I'm an absolute newbie, and I've only tried this on 1 door handle so far (worried that I'd screw it up). I may stick on door handle film instead/afterwards. 

I tried what Yaro V does, only I cut a small circle (2 cm?) of cardboard and used double-sided tape to keep the section of towel in place until I moved it to a clean part. I used more double-sided foam tape to keep it on my fingertip. It seems to keep it more uniform & into the "corners". 

Obviously, all this is likely not necessary if you are skilled, i.e. not like me. 

Sorry if that's confusing. It seems to have worked well, but, again, I am far from a professional. 

Main reason I'm posting is that I'd appreciate someone telling me if this is a bad idea before I do the other 3. Thanks!


----------



## nick_mcuk (Jan 4, 2008)

neilmcl said:


> How To: Remove Door Handle Scratches - Chemical Guys Detailing Car Care - YouTube


Am I the only one that finds this guy in the vids insanely annoying?


----------



## neilmcl (Mar 26, 2010)

nick_mcuk said:


> Am I the only one that finds this guy in the vids insanely annoying?


He is a bit. Personally I wouldn't have spent good money on a decent polishing pad just to cut it up like that, I'd have just got a microfibre spot pad in the first place and used that.


----------



## Yaro V (Oct 8, 2016)

nick_mcuk said:


> Am I the only one that finds this guy in the vids insanely annoying?

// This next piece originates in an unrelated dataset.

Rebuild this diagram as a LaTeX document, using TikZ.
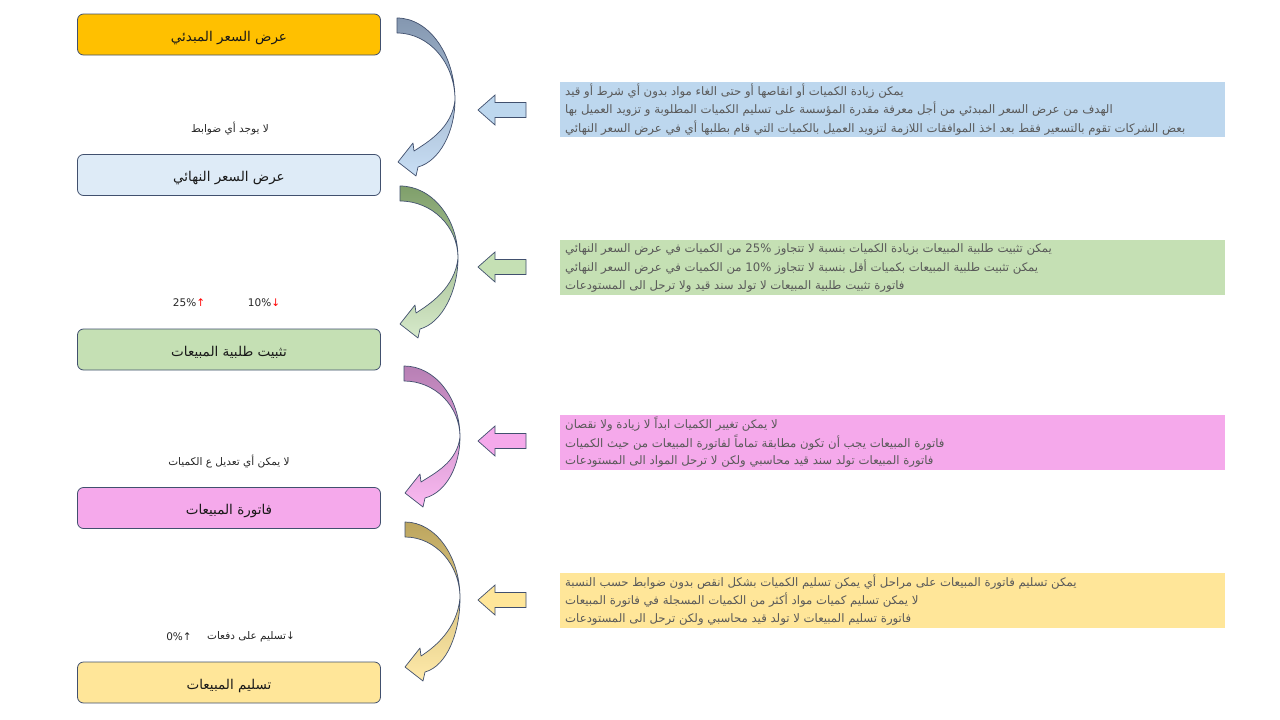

No! I can't watch more than 45 seconds.


----------



## ctownshend (Sep 25, 2006)

nick_mcuk said:


> Am I the only one that finds this guy in the vids insanely annoying?


No your not! :lol::devil:


----------



## Summit Detailing (Oct 9, 2006)

I wrap a microfibre around my finger with some polish...a short time later = much improved finish:thumb:

cheers

Chris


----------



## twk333 (May 20, 2017)

Now I'm tempted to watch the video.


----------



## mb1 (Oct 5, 2016)

I use g3 scratch remover but find the scratch too deep.


----------



## Tuska (Sep 3, 2009)

SRP sorry guys 

Sent from my E6853 using Tapatalk


----------



## smarty5927 (Jan 9, 2007)

The guy from AMMO NYC has also done a video on the subject:






John


----------



## Pook (Jul 9, 2018)

Ive also used SRP before but they were very mild scratches. Just open and close doors for all of your passengers, saves the paintwork and also makes you look like a gent  (if you're a guy obvs lol)


----------